I had a go at calculating my line (Craigieburn) against another (Glen Waverley) just out of curiosity of which line has more commuters overall. By ignoring all stations where more than one line passes through, the Craigieburn line has an estimated 31,459 passengers per weekday. Dividing by the 14 stations (not counting Coolaroo) on that line, that’s an average of 2,247 passengers per station. Glen Waverley on the other hand (from Heyington onward) has an estimated 24,862, divided by the 12 stations on that portion of the line, is only 2,072… I also see a number of fare evaders along the Craigieburn line as there are quite a few stations with shopping centres nearby and many passengers travel the 1-4 stops to get there without validating.

I’ve always wondered what would change with the Upfield line patronage if they (finally) connected Upfield to Roxburgh Park (and therefore Craigieburn).
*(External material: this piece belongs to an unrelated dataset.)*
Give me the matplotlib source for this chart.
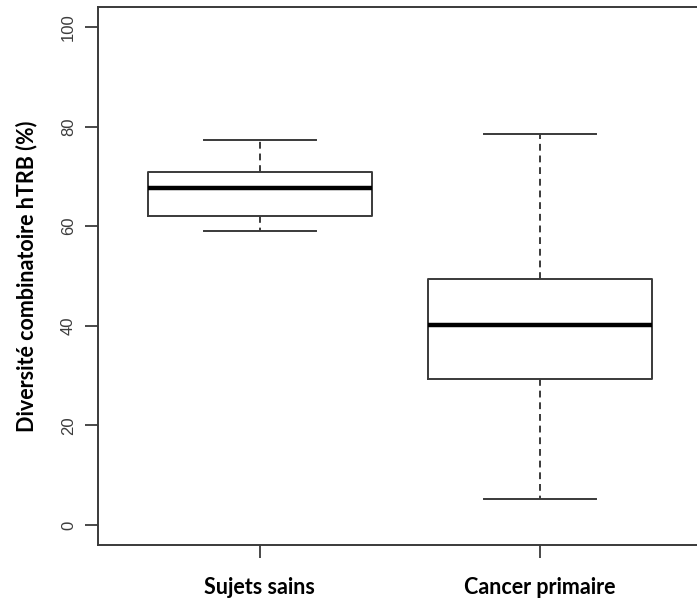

I know a number of people who work around the Upfield line who live around Craigieburn, so surely that access would do something. It’d be interesting to see how many passengers from Roxburgh Park and Craigieburn would simply catch the first available train (assuming one would leave every 10 minutes with one going down through Upfield and the other it’s normal route) or would wait for a specific train.


Why is Zone 2 not removed completely and why is it that people whom travel further by public transport into the city instead of clogging the roads with their cars are they punished at least $10 a day to come in and out of the city.

When do you believe public transport rationalization will be bought seriously into the carbon solution mix.